▮ Model Explainability
Inside an ML model can easily become a black box. Increasing the explainability of an ML model can help developers debug and also communicate with the client about why the model is predicting a certain outcome.
Here is one way to increase model explainability by visualizing which features contribute most to the outcome using SHAP values.
For this example, I will be using the information of NBA players(name, position, age, etc) to predict whether a player is in a “winning season” or not.
Reference: Practical MLOps
▮ Implementation
Please use a Jupyter notebook to run the codes below.
1. Import
import shap
import xgboost
from sklearn.model_selection import train_test_split
import pandas as pd
- Download and read csv file
#read csv data
player_data = "https://raw.githubusercontent.com/noahgift/socialpowernba/master/data/nba_2017_players_with_salary_wiki_twitter.csv"

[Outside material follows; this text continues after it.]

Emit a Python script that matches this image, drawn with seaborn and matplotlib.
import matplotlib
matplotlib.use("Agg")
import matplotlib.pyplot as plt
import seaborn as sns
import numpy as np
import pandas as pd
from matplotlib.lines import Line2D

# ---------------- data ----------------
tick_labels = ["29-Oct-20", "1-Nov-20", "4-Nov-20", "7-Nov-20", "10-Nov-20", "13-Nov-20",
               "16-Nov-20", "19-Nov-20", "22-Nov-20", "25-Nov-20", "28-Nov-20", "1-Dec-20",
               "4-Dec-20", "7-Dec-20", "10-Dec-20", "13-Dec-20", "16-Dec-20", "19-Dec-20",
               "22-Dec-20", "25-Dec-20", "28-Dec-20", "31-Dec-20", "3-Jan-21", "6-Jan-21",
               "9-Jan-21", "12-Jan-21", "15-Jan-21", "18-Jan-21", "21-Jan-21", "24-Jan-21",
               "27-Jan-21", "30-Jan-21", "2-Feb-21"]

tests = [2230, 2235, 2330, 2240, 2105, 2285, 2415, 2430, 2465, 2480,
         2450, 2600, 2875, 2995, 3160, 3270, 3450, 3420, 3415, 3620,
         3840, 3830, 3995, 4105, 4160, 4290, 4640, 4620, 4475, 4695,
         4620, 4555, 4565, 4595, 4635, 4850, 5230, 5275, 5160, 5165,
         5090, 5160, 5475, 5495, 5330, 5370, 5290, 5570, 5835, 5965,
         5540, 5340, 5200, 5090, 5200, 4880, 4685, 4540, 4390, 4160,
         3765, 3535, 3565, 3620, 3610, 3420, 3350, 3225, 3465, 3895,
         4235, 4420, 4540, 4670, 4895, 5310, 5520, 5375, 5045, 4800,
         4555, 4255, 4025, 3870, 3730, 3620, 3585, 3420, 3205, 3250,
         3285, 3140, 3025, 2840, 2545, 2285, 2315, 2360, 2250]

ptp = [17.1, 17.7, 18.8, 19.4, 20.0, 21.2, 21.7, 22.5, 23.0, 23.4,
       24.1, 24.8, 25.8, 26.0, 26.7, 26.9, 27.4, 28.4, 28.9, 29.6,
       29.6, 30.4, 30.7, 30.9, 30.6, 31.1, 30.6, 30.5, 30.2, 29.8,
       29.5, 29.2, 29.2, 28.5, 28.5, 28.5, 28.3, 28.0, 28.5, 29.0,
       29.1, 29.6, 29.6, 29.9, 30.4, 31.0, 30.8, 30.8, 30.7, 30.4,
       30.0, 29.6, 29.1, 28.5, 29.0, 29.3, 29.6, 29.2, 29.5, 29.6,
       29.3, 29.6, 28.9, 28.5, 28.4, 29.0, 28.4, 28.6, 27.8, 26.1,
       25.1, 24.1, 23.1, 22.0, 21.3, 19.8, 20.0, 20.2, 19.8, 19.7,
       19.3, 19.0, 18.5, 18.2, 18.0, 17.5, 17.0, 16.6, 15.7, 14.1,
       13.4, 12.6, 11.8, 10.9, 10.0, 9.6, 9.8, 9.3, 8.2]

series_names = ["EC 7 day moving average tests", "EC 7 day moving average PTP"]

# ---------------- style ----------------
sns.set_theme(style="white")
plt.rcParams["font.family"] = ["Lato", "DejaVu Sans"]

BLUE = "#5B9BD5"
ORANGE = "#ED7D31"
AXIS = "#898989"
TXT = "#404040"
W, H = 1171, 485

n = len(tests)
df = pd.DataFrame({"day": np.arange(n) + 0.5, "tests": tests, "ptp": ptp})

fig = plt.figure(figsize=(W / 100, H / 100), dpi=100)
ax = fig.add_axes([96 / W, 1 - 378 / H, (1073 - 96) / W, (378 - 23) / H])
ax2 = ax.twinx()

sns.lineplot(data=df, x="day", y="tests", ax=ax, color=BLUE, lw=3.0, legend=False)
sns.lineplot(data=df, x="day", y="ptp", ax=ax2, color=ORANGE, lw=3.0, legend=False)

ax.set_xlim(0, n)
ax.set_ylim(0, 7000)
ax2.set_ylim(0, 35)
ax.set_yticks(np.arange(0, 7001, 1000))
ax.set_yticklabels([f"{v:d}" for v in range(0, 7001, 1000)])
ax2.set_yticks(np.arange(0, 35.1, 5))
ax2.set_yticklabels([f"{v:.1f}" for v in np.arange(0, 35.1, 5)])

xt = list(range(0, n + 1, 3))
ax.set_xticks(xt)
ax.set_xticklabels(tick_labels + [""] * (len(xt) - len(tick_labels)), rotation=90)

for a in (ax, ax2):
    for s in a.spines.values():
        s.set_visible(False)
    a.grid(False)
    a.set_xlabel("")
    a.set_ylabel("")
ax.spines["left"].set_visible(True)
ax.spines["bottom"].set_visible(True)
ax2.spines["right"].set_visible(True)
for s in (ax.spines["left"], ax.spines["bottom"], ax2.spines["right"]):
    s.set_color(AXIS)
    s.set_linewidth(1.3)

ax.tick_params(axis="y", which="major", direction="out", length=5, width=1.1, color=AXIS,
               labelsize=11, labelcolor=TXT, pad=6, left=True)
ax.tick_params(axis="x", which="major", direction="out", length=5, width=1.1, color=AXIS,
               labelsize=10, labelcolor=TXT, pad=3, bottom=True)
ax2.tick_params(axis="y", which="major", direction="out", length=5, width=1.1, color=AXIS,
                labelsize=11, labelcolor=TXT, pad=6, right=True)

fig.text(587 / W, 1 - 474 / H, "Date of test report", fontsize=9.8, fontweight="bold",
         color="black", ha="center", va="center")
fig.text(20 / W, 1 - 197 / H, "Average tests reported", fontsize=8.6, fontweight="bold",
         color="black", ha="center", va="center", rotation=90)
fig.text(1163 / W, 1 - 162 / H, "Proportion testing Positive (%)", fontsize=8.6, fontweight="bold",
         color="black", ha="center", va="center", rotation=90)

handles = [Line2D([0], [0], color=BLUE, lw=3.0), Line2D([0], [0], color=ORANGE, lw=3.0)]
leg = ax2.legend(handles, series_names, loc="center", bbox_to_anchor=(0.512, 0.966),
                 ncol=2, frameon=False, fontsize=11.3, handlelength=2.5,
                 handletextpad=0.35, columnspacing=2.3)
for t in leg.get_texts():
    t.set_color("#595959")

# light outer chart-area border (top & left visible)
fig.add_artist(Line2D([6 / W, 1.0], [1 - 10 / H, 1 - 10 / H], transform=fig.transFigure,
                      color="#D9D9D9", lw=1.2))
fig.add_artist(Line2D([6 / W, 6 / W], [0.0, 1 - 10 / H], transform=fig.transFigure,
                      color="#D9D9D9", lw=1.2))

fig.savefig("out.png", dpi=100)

df = pd.read_csv(player_data)
df.head()
- Add “winning_season” Column
# Function to generate new data
# if "win" count is larger than 42,
# consider that player as an "winning_season"
def winning_season(wins):
if wins > 42:
return 1
return 0
#Create new column using the function above
df["winning_season"] = df["W"].apply(winning_season)
- Clean data and divide it into “target” and “features”.

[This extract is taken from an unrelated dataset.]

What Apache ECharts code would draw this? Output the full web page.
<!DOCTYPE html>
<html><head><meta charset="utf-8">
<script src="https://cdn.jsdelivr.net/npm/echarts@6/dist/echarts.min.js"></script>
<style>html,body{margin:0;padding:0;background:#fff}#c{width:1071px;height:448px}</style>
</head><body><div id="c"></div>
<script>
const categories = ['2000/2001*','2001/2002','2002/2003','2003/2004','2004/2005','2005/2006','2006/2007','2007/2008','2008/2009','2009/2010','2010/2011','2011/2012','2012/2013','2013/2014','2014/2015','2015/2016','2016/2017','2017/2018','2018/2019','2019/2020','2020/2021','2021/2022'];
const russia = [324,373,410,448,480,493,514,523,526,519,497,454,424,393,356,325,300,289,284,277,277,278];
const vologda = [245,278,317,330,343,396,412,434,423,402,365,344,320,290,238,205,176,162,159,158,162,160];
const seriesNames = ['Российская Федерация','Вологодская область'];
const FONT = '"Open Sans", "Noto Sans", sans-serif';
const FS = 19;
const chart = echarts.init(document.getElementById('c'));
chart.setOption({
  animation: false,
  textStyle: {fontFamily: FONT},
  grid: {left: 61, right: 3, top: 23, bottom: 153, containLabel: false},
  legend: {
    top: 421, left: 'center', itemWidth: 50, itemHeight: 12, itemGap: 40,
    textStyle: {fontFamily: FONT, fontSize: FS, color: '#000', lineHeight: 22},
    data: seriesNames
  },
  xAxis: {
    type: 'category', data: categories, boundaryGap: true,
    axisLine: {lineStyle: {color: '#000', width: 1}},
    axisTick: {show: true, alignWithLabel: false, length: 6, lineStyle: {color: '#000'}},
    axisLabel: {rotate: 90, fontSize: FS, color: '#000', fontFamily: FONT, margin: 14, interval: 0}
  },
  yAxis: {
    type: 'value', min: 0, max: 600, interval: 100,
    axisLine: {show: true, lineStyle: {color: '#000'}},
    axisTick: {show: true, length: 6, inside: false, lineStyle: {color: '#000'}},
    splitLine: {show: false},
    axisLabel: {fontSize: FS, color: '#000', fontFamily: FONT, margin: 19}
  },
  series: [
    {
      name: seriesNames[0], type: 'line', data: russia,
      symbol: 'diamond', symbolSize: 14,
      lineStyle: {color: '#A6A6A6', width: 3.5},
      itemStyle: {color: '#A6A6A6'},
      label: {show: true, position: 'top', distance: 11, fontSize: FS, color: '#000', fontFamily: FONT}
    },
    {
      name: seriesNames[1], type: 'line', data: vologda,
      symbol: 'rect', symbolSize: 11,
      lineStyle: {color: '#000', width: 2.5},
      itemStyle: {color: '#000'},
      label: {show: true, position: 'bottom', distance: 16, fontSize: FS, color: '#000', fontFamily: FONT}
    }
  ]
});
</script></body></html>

# Create new data frame and clean data
df2 = df[["AGE", "POINTS", "SALARY_MILLIONS", "PAGEVIEWS",
"TWITTER_FAVORITE_COUNT", "winning_season", "TOV"]]
df = df2.dropna()
# Divide data to target and features
target = df["winning_season"]
features = df[["AGE", "POINTS", "SALARY_MILLIONS", "PAGEVIEWS",
"TWITTER_FAVORITE_COUNT", "TOV"]]
- Split data to train and test set
# Split data
x_train, x_test, y_train, y_test = train_test_split(features, target,
test_size=0.25,
random_state=0)
# Train model
model_xgboost = xgboost.train(
{"learning_rate": 0.01}, xgboost.DMatrix(x_train, label=y_train), 100)
- Initiate SHAP and plot results
# load JS visualization code to notebook
shap.initjs()
# explain the model's predictions using SHAP values
explainer = shap.TreeExplainer(model_xgboost)
shap_values = explainer.shap_values(features)
shap.summary_plot(shap_values, features, plot_type="bar")
From the plot above, you can tell that PAGEVIEWS and TWITTER_FAVORITE_COUNT have the 2 highest SHAP values, which means these 2 features are contributing to the output the most.